▸ **TASK STATEMENT**:
For each line below that includes the word "this", make a copy.

▸ **DATA LISTING**:
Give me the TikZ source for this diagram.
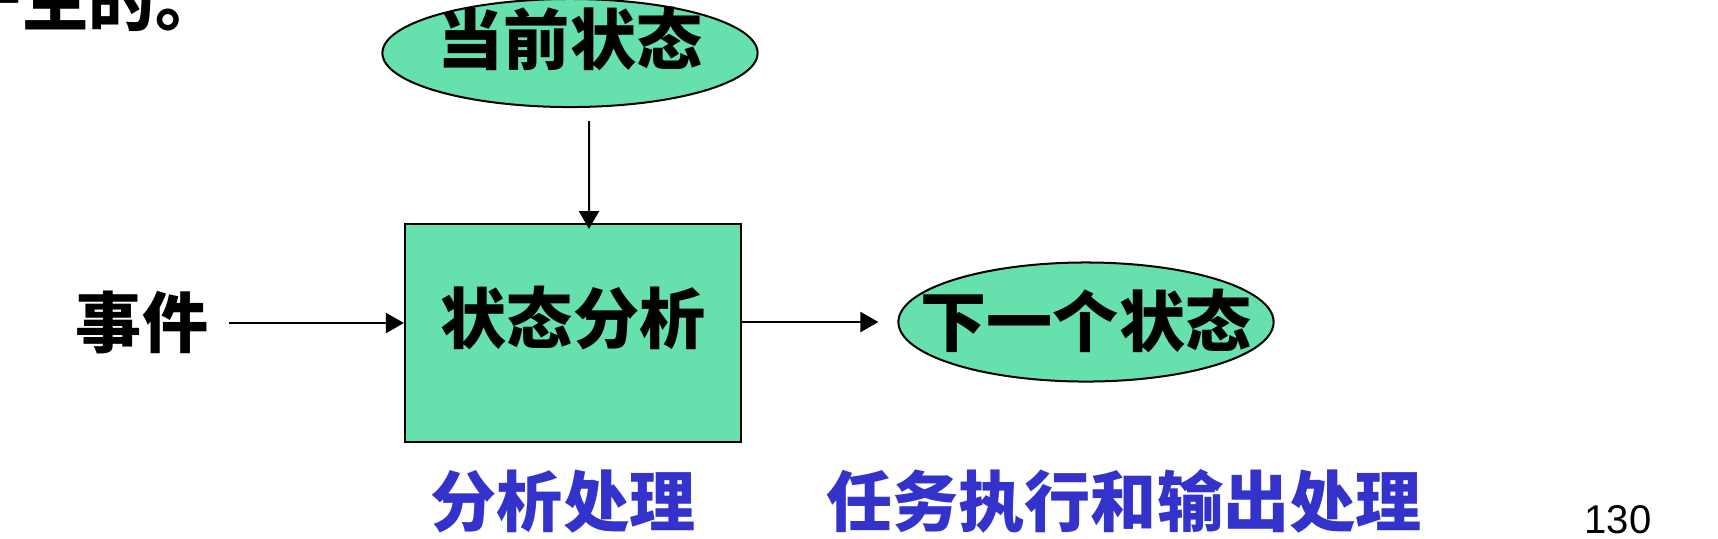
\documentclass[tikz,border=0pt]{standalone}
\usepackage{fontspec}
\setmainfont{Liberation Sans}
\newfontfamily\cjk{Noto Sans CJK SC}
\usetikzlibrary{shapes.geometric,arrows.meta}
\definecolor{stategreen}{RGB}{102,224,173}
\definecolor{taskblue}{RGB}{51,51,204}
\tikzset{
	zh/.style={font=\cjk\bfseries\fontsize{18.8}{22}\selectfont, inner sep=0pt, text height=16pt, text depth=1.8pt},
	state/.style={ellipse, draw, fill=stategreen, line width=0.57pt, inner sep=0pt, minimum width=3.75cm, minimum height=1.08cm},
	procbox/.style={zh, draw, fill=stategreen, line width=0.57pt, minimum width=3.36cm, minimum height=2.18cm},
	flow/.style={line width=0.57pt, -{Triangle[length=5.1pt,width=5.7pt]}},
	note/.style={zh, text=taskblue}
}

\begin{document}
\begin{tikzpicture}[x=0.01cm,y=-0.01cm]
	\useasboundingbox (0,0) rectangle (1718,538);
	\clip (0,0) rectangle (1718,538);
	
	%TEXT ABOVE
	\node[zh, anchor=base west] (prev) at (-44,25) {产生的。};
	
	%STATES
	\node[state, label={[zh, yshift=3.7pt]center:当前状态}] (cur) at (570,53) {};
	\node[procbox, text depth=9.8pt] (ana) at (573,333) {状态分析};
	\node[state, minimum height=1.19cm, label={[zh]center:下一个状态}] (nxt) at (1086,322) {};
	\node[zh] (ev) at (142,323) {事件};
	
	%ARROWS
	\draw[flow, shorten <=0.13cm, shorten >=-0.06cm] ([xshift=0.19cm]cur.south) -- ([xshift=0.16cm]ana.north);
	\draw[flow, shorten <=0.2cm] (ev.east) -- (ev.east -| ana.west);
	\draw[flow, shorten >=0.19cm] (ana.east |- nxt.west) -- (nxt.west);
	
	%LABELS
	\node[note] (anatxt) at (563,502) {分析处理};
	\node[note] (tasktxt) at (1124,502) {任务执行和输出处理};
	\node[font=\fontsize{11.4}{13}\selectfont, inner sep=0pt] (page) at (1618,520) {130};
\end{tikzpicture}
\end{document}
==
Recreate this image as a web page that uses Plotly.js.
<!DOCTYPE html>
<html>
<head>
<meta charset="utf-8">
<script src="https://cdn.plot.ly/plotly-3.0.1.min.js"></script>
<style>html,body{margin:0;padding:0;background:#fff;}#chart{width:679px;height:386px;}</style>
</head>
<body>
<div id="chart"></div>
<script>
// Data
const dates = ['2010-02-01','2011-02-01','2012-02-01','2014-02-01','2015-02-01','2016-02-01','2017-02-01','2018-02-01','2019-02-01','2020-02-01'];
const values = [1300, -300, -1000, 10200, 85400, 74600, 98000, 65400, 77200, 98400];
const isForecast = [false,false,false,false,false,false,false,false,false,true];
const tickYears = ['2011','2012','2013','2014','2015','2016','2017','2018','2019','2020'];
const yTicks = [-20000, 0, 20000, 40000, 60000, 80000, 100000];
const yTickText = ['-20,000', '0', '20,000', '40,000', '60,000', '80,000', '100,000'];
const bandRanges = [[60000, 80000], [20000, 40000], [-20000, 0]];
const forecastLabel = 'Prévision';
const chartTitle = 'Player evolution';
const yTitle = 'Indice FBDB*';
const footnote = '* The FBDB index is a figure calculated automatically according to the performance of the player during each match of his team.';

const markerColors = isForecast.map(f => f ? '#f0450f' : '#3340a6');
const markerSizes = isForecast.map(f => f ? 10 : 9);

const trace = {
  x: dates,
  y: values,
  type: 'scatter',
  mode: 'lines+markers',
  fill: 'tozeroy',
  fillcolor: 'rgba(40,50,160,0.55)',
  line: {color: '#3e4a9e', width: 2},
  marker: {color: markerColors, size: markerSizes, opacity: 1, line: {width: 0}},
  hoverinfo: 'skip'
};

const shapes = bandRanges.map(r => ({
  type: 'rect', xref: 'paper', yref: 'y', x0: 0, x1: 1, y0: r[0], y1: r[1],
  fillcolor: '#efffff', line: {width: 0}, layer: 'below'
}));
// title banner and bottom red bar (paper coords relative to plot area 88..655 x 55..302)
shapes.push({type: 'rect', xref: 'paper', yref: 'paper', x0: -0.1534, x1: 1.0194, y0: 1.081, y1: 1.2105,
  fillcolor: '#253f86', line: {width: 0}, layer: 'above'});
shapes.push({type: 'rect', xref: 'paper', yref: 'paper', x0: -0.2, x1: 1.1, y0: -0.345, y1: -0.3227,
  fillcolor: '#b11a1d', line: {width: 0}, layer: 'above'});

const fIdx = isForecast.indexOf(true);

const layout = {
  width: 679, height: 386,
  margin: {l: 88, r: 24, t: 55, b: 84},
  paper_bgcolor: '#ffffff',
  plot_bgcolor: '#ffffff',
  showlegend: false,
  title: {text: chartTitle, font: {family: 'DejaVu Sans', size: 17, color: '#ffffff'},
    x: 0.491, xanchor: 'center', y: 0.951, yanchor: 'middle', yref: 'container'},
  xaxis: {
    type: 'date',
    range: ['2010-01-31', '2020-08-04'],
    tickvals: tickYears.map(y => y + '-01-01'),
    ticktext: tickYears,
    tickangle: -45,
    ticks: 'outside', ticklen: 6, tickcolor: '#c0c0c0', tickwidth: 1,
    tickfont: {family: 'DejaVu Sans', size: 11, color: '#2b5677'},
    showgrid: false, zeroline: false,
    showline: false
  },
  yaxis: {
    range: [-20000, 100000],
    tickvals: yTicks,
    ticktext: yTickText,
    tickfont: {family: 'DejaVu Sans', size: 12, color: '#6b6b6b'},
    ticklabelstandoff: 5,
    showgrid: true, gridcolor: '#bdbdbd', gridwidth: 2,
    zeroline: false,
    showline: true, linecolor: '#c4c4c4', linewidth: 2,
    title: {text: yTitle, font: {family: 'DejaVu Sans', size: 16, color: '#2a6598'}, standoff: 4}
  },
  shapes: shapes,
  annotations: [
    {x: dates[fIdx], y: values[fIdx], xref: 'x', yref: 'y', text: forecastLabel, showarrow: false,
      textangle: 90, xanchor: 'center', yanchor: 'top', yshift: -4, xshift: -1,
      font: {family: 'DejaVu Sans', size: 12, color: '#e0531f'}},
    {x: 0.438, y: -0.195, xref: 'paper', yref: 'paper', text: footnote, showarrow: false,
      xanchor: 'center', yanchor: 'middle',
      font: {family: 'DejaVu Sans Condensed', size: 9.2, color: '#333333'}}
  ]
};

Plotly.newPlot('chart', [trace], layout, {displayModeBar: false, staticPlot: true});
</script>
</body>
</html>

▸ **OUTPUT BELOW**:
Give me the TikZ source for this diagram.
Recreate this image as a web page that uses Plotly.js.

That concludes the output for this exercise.